# DATA start
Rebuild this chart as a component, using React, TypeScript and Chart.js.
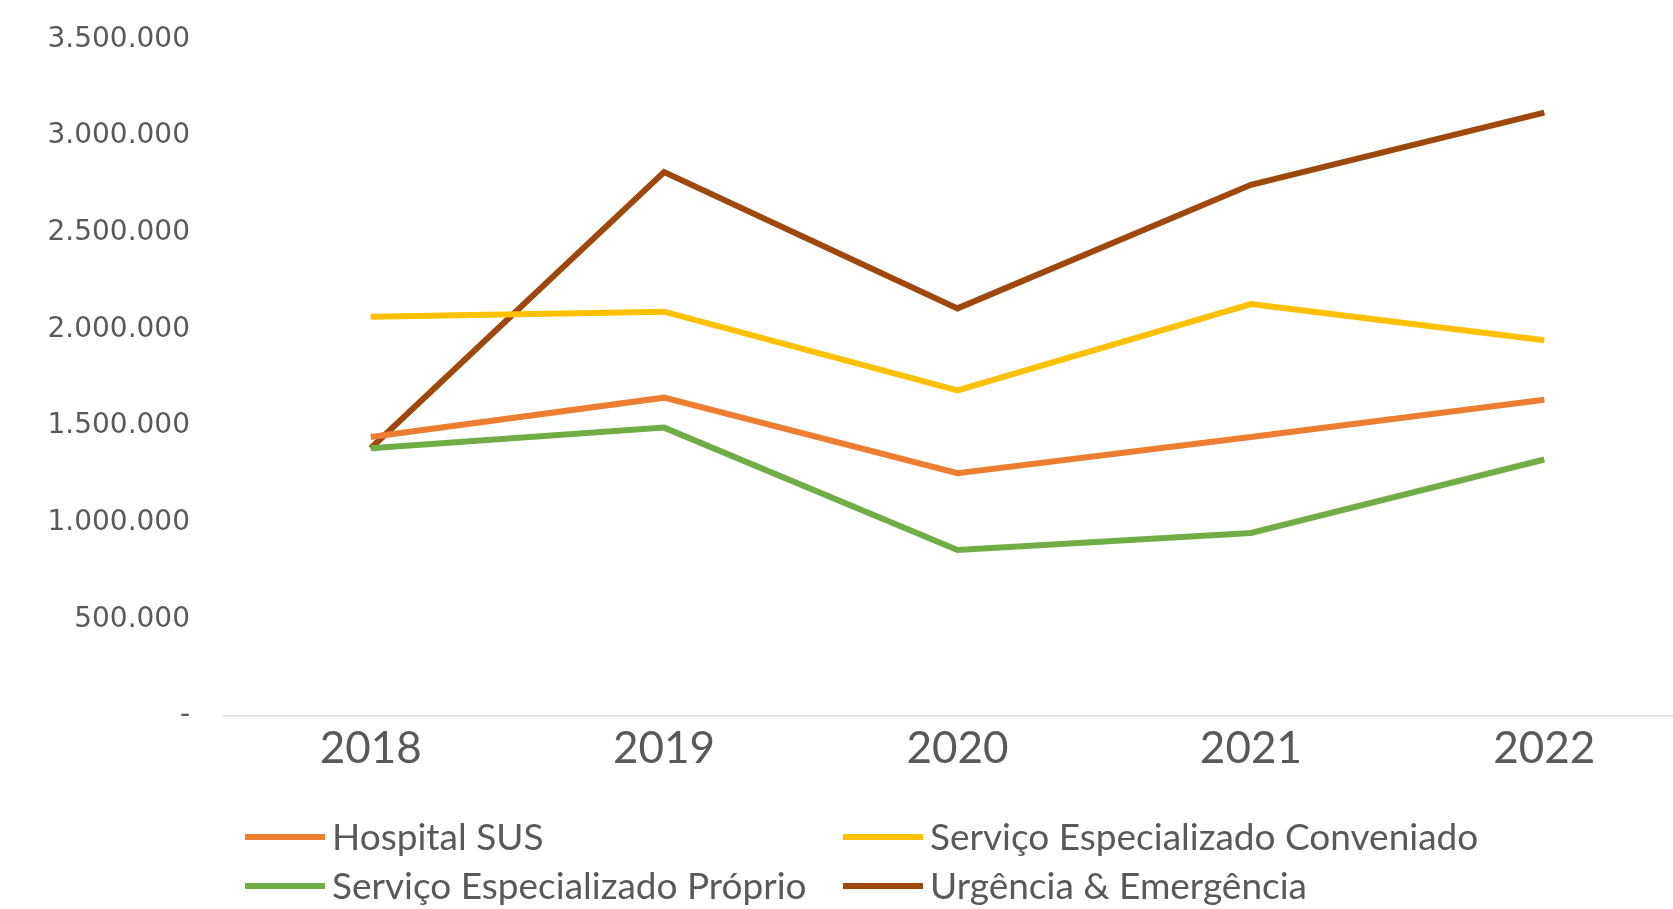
import React, { useEffect, useRef } from "react";
import { Chart, registerables } from "chart.js";

Chart.register(...registerables);

const years = ["2018", "2019", "2020", "2021", "2022"];
const hospitalSUS = [1443000, 1647000, 1256000, 1443000, 1636000];
const especializadoConveniado = [2065000, 2092000, 1685000, 2131000, 1944000];
const especializadoProprio = [1385000, 1492000, 859000, 947000, 1327000];
const urgenciaEmergencia = [1385000, 2814000, 2109000, 2748000, 3122000];
const yTicks = [0, 500000, 1000000, 1500000, 2000000, 2500000, 3000000, 3500000];

const seriesNames = [
  "Hospital SUS",
  "Serviço Especializado Conveniado",
  "Serviço Especializado Próprio",
  "Urgência & Emergência",
];
const seriesColors = ["#ED7D31", "#FFC000", "#70AD47", "#9E480E"];

const TEXT = "#595959";

function fmt(v: number): string {
  if (v === 0) return "-";
  return String(Math.round(v)).replace(/\B(?=(\d{3})+(?!\d))/g, ".");
}

const legendPlugin = {
  id: "gridLegend",
  afterDraw(chart: any) {
    const ctx = chart.ctx;
    const area = chart.chartArea;
    const ds = chart.data.datasets;
    const colX = [area.left + 21, area.left + 619];
    const rowY = [area.bottom + 121, area.bottom + 170];
    ctx.save();
    ctx.font = "37px Lato, 'Open Sans', sans-serif";
    ctx.textBaseline = "middle";
    ctx.textAlign = "left";
    ds.forEach((d: any, i: number) => {
      const col = i % 2;
      const row = Math.floor(i / 2);
      const x = colX[col];
      const y = rowY[row];
      ctx.strokeStyle = d.borderColor;
      ctx.lineWidth = 6;
      ctx.lineCap = "butt";
      ctx.beginPath();
      ctx.moveTo(x, y);
      ctx.lineTo(x + 80, y);
      ctx.stroke();
      ctx.fillStyle = TEXT;
      ctx.fillText(d.label, x + 87, y + 1);
    });
    ctx.restore();
  },
};

export default function App() {
  const ref = useRef<HTMLCanvasElement | null>(null);

  useEffect(() => {
    document.body.style.overflow = "hidden";
    const canvas = ref.current;
    if (!canvas) return;
    const values = [hospitalSUS, especializadoConveniado, especializadoProprio, urgenciaEmergencia];
    const chart = new Chart(canvas, {
      type: "line",
      data: {
        labels: years,
        datasets: seriesNames.map((name, i) => ({
          label: name,
          data: values[i],
          borderColor: seriesColors[i],
          backgroundColor: seriesColors[i],
          borderWidth: 6,
          pointRadius: 0,
          pointHoverRadius: 0,
          tension: 0,
          fill: false,
        })),
      },
      options: {
        animation: false,
        responsive: false,
        maintainAspectRatio: false,
        layout: { padding: { top: 39.5, right: 9, bottom: 0, left: 0 } },
        plugins: {
          legend: { display: false },
          tooltip: { enabled: false },
          title: { display: false },
        },
        scales: {
          x: {
            type: "category",
            offset: true,
            grid: { display: false, drawTicks: false },
            border: { display: true, color: "#D9D9D9", width: 1.5 },
            ticks: {
              color: TEXT,
              padding: 6,
              font: { family: "Lato, 'Open Sans', sans-serif", size: 44 },
            },
            afterFit: (s: any) => {
              s.height = 193;
              s.paddingLeft = 0;
              s.paddingRight = 0;
            },
          },
          y: {
            min: 0,
            max: 3500000,
            afterBuildTicks: (s: any) => {
              s.ticks = yTicks.map((v) => ({ value: v }));
            },
            grid: { display: false, drawTicks: false },
            border: { display: false },
            ticks: {
              color: TEXT,
              padding: 34,
              font: { family: "'DejaVu Sans', Verdana, sans-serif", size: 28 },
              callback: (v: any) => fmt(Number(v)),
            },
            afterFit: (s: any) => {
              s.width = 224;
              s.paddingTop = 0;
              s.paddingBottom = 0;
            },
          },
        },
      },
      plugins: [legendPlugin],
    });
    return () => chart.destroy();
  }, []);

  return (
    <div style={{ position: "fixed", left: 0, top: 0, width: 1700, height: 909, background: "#fff" }}>
      <canvas ref={ref} width={1700} height={909} style={{ display: "block", width: 1700, height: 909 }} />
    </div>
  );
}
# DATA end
▸ **PROBLEM**
Copy the material above exactly and drop the pictures.

▸ **EXERCISE SOLUTION**
Rebuild this chart as a component, using React, TypeScript and Chart.js.
import React, { useEffect, useRef } from "react";
import { Chart, registerables } from "chart.js";

Chart.register(...registerables);

const years = ["2018", "2019", "2020", "2021", "2022"];
const hospitalSUS = [1443000, 1647000, 1256000, 1443000, 1636000];
const especializadoConveniado = [2065000, 2092000, 1685000, 2131000, 1944000];
const especializadoProprio = [1385000, 1492000, 859000, 947000, 1327000];
const urgenciaEmergencia = [1385000, 2814000, 2109000, 2748000, 3122000];
const yTicks = [0, 500000, 1000000, 1500000, 2000000, 2500000, 3000000, 3500000];

const seriesNames = [
  "Hospital SUS",
  "Serviço Especializado Conveniado",
  "Serviço Especializado Próprio",
  "Urgência & Emergência",
];
const seriesColors = ["#ED7D31", "#FFC000", "#70AD47", "#9E480E"];

const TEXT = "#595959";

function fmt(v: number): string {
  if (v === 0) return "-";
  return String(Math.round(v)).replace(/\B(?=(\d{3})+(?!\d))/g, ".");
}

const legendPlugin = {
  id: "gridLegend",
  afterDraw(chart: any) {
    const ctx = chart.ctx;
    const area = chart.chartArea;
    const ds = chart.data.datasets;
    const colX = [area.left + 21, area.left + 619];
    const rowY = [area.bottom + 121, area.bottom + 170];
    ctx.save();
    ctx.font = "37px Lato, 'Open Sans', sans-serif";
    ctx.textBaseline = "middle";
    ctx.textAlign = "left";
    ds.forEach((d: any, i: number) => {
      const col = i % 2;
      const row = Math.floor(i / 2);
      const x = colX[col];
      const y = rowY[row];
      ctx.strokeStyle = d.borderColor;
      ctx.lineWidth = 6;
      ctx.lineCap = "butt";
      ctx.beginPath();
      ctx.moveTo(x, y);
      ctx.lineTo(x + 80, y);
      ctx.stroke();
      ctx.fillStyle = TEXT;
      ctx.fillText(d.label, x + 87, y + 1);
    });
    ctx.restore();
  },
};

export default function App() {
  const ref = useRef<HTMLCanvasElement | null>(null);

  useEffect(() => {
    document.body.style.overflow = "hidden";
    const canvas = ref.current;
    if (!canvas) return;
    const values = [hospitalSUS, especializadoConveniado, especializadoProprio, urgenciaEmergencia];
    const chart = new Chart(canvas, {
      type: "line",
      data: {
        labels: years,
        datasets: seriesNames.map((name, i) => ({
          label: name,
          data: values[i],
          borderColor: seriesColors[i],
          backgroundColor: seriesColors[i],
          borderWidth: 6,
          pointRadius: 0,
          pointHoverRadius: 0,
          tension: 0,
          fill: false,
        })),
      },
      options: {
        animation: false,
        responsive: false,
        maintainAspectRatio: false,
        layout: { padding: { top: 39.5, right: 9, bottom: 0, left: 0 } },
        plugins: {
          legend: { display: false },
          tooltip: { enabled: false },
          title: { display: false },
        },
        scales: {
          x: {
            type: "category",
            offset: true,
            grid: { display: false, drawTicks: false },
            border: { display: true, color: "#D9D9D9", width: 1.5 },
            ticks: {
              color: TEXT,
              padding: 6,
              font: { family: "Lato, 'Open Sans', sans-serif", size: 44 },
            },
            afterFit: (s: any) => {
              s.height = 193;
              s.paddingLeft = 0;
              s.paddingRight = 0;
            },
          },
          y: {
            min: 0,
            max: 3500000,
            afterBuildTicks: (s: any) => {
              s.ticks = yTicks.map((v) => ({ value: v }));
            },
            grid: { display: false, drawTicks: false },
            border: { display: false },
            ticks: {
              color: TEXT,
              padding: 34,
              font: { family: "'DejaVu Sans', Verdana, sans-serif", size: 28 },
              callback: (v: any) => fmt(Number(v)),
            },
            afterFit: (s: any) => {
              s.width = 224;
              s.paddingTop = 0;
              s.paddingBottom = 0;
            },
          },
        },
      },
      plugins: [legendPlugin],
    });
    return () => chart.destroy();
  }, []);

  return (
    <div style={{ position: "fixed", left: 0, top: 0, width: 1700, height: 909, background: "#fff" }}>
      <canvas ref={ref} width={1700} height={909} style={{ display: "block", width: 1700, height: 909 }} />
    </div>
  );
}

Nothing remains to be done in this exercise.